__Exercise task__
Copy out every line that contains "matplotlib".

__Provided material__
►
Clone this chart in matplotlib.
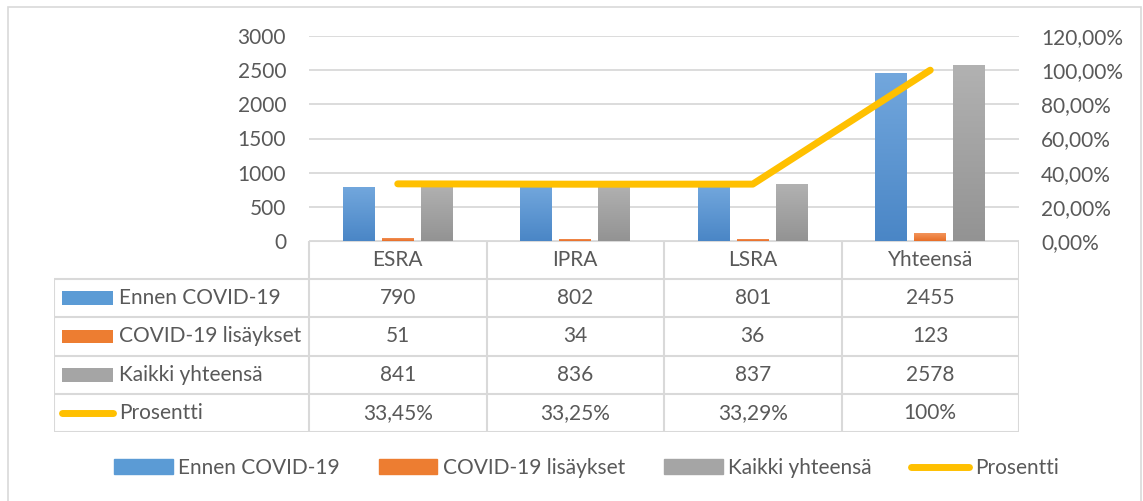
import matplotlib.pyplot as plt
import numpy as np
from matplotlib.colors import LinearSegmentedColormap
from matplotlib.patches import Patch, Rectangle
from matplotlib.lines import Line2D

plt.rcParams['font.family'] = ['Lato', 'DejaVu Sans']

categories = ['ESRA', 'IPRA', 'LSRA', 'Yhteensä']
ennen = [790, 802, 801, 2455]
lisaykset = [51, 34, 36, 123]
kaikki = [841, 836, 837, 2578]
prosentti = [0.3345, 0.3325, 0.3329, 1.0]
prosentti_labels = ['33,45%', '33,25%', '33,29%', '100%']
series_names = ['Ennen COVID-19', 'COVID-19 lisäykset', 'Kaikki yhteensä', 'Prosentti']

TXT = '#595959'
GRID = '#D9D9D9'
FS = 15
W, H = 1143, 501

fig = plt.figure(figsize=(W / 100, H / 100), dpi=100)

def rect(l, t, r, b):
    return [l / W, 1 - b / H, (r - l) / W, (b - t) / H]

# outer frame
fig.add_artist(Rectangle((8 / W, -0.02), (1141 - 8) / W, 1 - 7 / H + 0.02,
                         transform=fig.transFigure, fill=False, ec=GRID, lw=1.2))

ax = fig.add_axes(rect(309, 36, 1019, 241))
x = np.arange(len(categories))
bw = 0.18
off = 0.22

grads = [('#4A86C6', '#72A7DD'), ('#E86E27', '#F49A62'), ('#939393', '#B2B2B2')]
solid = ['#5B9BD5', '#ED7D31', '#A5A5A5']
gvals = np.linspace(0, 1, 256).reshape(-1, 1)
for i, vals in enumerate([ennen, lisaykset, kaikki]):
    bars = ax.bar(x + (i - 1) * off, vals, bw, color=solid[i], zorder=2)
    cmap = LinearSegmentedColormap.from_list('g%d' % i, grads[i])
    for b in bars:
        im = ax.imshow(gvals, cmap=cmap, origin='lower', aspect='auto', zorder=3,
                       extent=[b.get_x(), b.get_x() + b.get_width(), 0, b.get_height()])
        im.set_clip_path(b)

ax.set_xlim(-0.5, 3.5)
ax.set_ylim(0, 3000)
ax.set_yticks(np.arange(0, 3001, 500))
ax.yaxis.grid(True, color=GRID, lw=1.3, zorder=0)
ax.set_axisbelow(True)
ax.set_xticks([])
for s in ax.spines.values():
    s.set_visible(False)
ax.tick_params(axis='y', length=0, pad=16.5, labelsize=FS, labelcolor=TXT)

ax2 = ax.twinx()
ax2.plot(x, prosentti, color='#FFC000', lw=5, solid_capstyle='round', zorder=5)
ax2.set_ylim(0, 1.2)
ax2.set_yticks(np.arange(0, 1.21, 0.2))
ax2.set_yticklabels([('%.2f%%' % (v * 100)).replace('.', ',') for v in np.arange(0, 1.21, 0.2)])
ax2.tick_params(axis='y', length=0, pad=16, labelsize=FS, labelcolor=TXT)
for s in ax2.spines.values():
    s.set_visible(False)

# data table
tb = fig.add_axes(rect(54, 241, 1019, 432))
lab_w = (309 - 54) / 177.5
x0 = -0.5 - lab_w
tb.set_xlim(x0, 3.5)
tb.set_ylim(0, 5)
tb.axis('off')
lk = dict(color=GRID, lw=1.5, solid_capstyle='butt')
tb.plot([-0.5, 3.5], [5, 5], **lk)
for yy in range(0, 5):
    tb.plot([x0, 3.5], [yy, yy], **lk)
tb.plot([x0, x0], [0, 4], **lk)
for xx in np.arange(-0.5, 3.6, 1):
    tb.plot([xx, xx], [0, 5], **lk)

for j, c in enumerate(categories):
    tb.text(j, 4.5, c, ha='center', va='center', fontsize=FS, color=TXT)
rows = [ennen, lisaykset, kaikki, prosentti_labels]
for r, vals in enumerate(rows):
    yc = 3.5 - r
    for j, v in enumerate(vals):
        tb.text(j, yc, str(v), ha='center', va='center', fontsize=FS, color=TXT)
    tb.text(x0 + (119 - 54) / 177.5, yc, series_names[r], ha='left', va='center',
            fontsize=FS, color=TXT)
    sx = x0 + (62 - 54) / 177.5
    sw = 51 / 177.5
    if r < 3:
        tb.add_patch(Rectangle((sx, yc - 0.18), sw, 0.36, color=solid[r], lw=0))
    else:
        tb.plot([sx, sx + sw], [yc, yc], color='#FFC000', lw=5, solid_capstyle='round')

handles = [Patch(color=c) for c in solid] + [Line2D([], [], color='#FFC000', lw=5, solid_capstyle='round')]
leg = fig.legend(handles, series_names, loc='center', bbox_to_anchor=(0.513, 0.066), ncol=4,
                 frameon=False, fontsize=FS, handlelength=2.8, handletextpad=0.25,
                 columnspacing=1.9)
for t in leg.get_texts():
    t.set_color(TXT)

fig.savefig('out.png', dpi=100)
◄
__Completed task__
Clone this chart in matplotlib.
import matplotlib.pyplot as plt
from matplotlib.colors import LinearSegmentedColormap
from matplotlib.patches import Patch, Rectangle
from matplotlib.lines import Line2D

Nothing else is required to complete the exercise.